Pre-1978 Homes: The Federal Requirement Most People Miss
If your home was built before 1978, any renovation that disturbs more than 6 square feet of painted surface indoors or 20 square feet outdoors triggers the EPA’s Renovation, Repair, and Painting (RRP) rule . Window replacement is covered regardless of area.
The contractor’s firm must be EPA-certified, and a certified renovator (someone who completed an 8-hour training course) must be on site. The contractor must also give you the EPA’s Renovate Right pamphlet before work begins.
This is federal law, not a suggestion. Fines run tens of thousands of dollars per day per violation. You can verify a contractor’s RRP certification through the EPA’s firm search tool .
Why this matters to you: lead dust from renovation in a pre-1978 home is a serious health hazard, especially for children. A certified contractor uses HEPA vacuums, plastic sheeting for dust containment, wet-cleaning protocols, and post-work clearance testing that an uncertified one won’t bother with. For trade-specific hiring guidance on painting renovations, see our painting contractor guide .
Making the Final Decision
The most specific estimate almost always belongs to the most reliable contractor. A bid broken into line items for materials, labor, permits, and contingency shows a level of project planning that predicts fewer surprises. A single lump sum makes it harder to understand what you’re paying for and harder to push back on change orders later.
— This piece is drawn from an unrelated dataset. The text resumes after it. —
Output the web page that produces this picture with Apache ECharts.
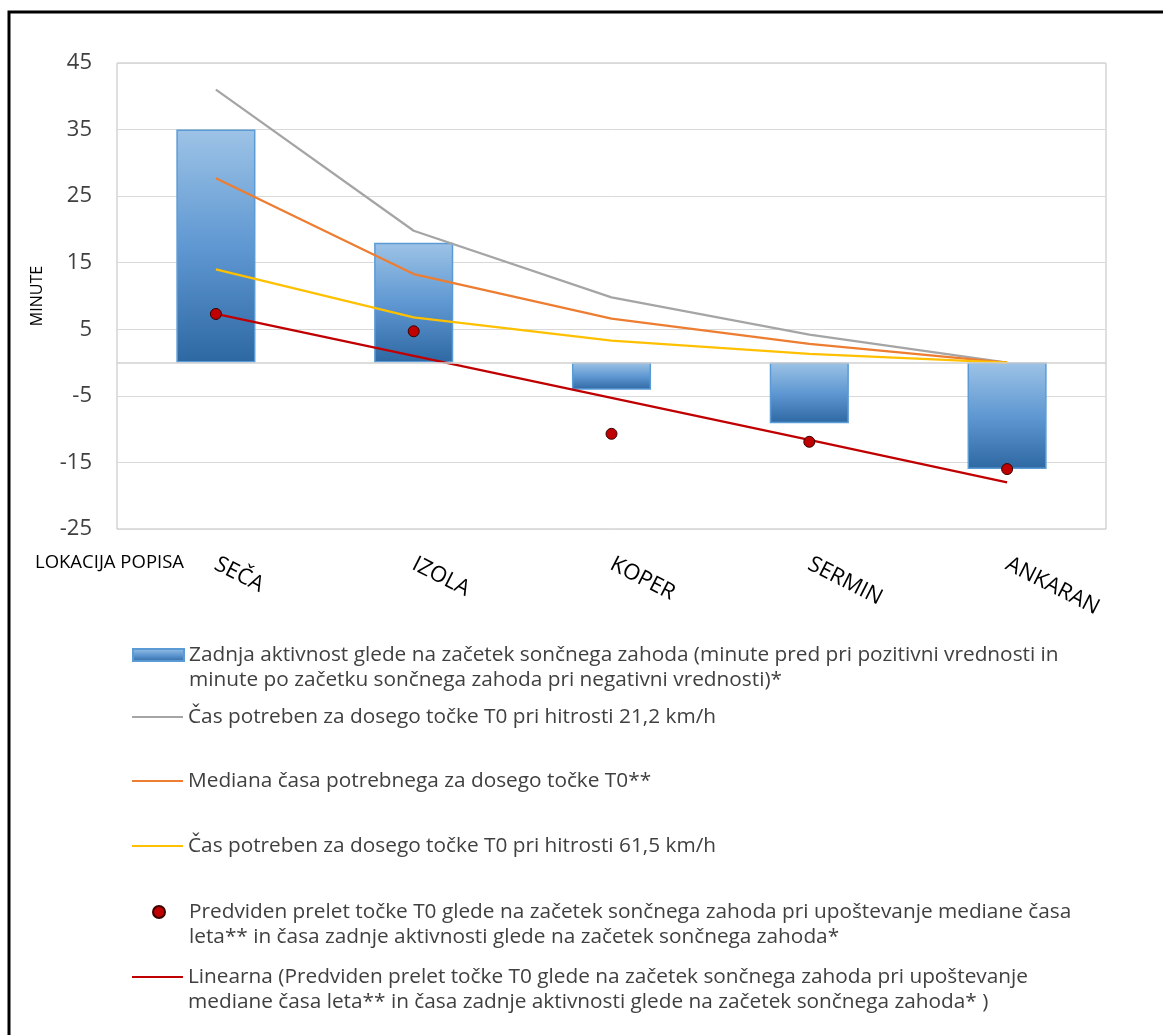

Compare these two line items for the same bathroom paint job: “Painting: $3,500” tells you nothing about scope or materials. “Painting: 2 coats SW ProMar 200, 450 sq ft walls + 120 sq ft ceiling, primer on new drywall patches, $3,500” shows you exactly what you’re buying and makes change orders easy to evaluate. If the contractor later claims they need another coat, the second version gives you a basis to push back. The first leaves you with nothing.
When the numbers are close, go with the contractor whose communication during the bidding process matched what you’d want during the project. Were calls returned within a day? Did they show up to the estimate on time? Ask yourself whether they seemed curious about your priorities or just measured and left. Those behaviors don’t change after the contract is signed.